Last I left you, I was looking out at a grey sky trying hard to ignore the bad weather warnings before boarding a boat to cross the Bass Strait. Despite the length of time between postings, I did survive the crossing, as did the boat. How, I have no idea. Picture this…
I awake in the night to hear groaning and creaking of a nature I have not heard before. Each noise was accompanied by dips and rolls befitting Jessica’s little pink yacht (or perhaps more like Abby Sunderland’s boat) rather than a ship the size of an English village.
My first wish was for the berth I had previously been happily sleeping in be fitted with a seat belt. After all, the loud thump from the cabin next to mine may well have been the occupant falling out of bed.
Then I had an awful thought that managed to keep me awake for the rest of the night as I listened to dreadful screeching from the decks below. Had I put the handbrake on when I parked the car? That would account for the crashing sounds each dip. Next thought – Did the car insurance cover such an event?
Yep, the crossing was pretty rough.
Did I hurl? No. But probably only because I went to bed fairly early, having only eaten a light carb meal. I’m not sure about those who had stayed up big talking at the bar.
Off the boat, a dog sniffer to check the car didn’t carry any naughty items (fruit and veg, fish, that sort of thing), a takeaway coffee at the café recommended by the travel agent on board the ship, and a drive to Launceston for breakfast.
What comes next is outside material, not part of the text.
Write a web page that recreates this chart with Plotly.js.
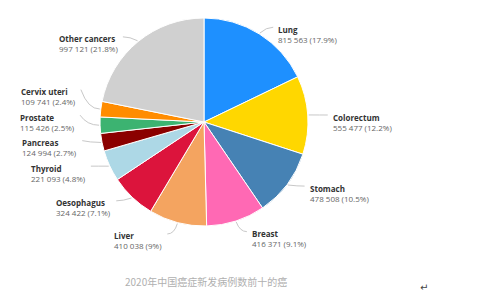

First impressions of Tasmania? From my first day?
Did I tell you it was cold? I stomped around Lonnie (as it is referred to, perhaps to remind us to pronounce it L-o-n-ceston,- not L-a-w-n-ceston) to keep my feet functioning and finally found a café at the back of a cycling store – Cycling Torque and Coffee. Thank you Launceston. What a great idea. And what great service. The coffee was just right and the raison toast (with just the right amount of cinnamon) was heaven.
Weird people these Tasmanians,but they do insist on travelling on two wheels with little more protection that a slick of lycra in minus Celsius temps. Yep, cycling is rather popular here, with an absurdly high proportion of cycling stores per capita.
The other thing that is popular is coffee. Good coffee. Just like England has a pub on each corner, Tasmania has a café on each block. Cycling Torque and Coffee just happened to combine the two. Very sensible.
Another impression. There are signs on the highway indicating the speed limit –
It’s a limit, not a challenge.
And most people seem to heed the advice. Good on you Tasmania.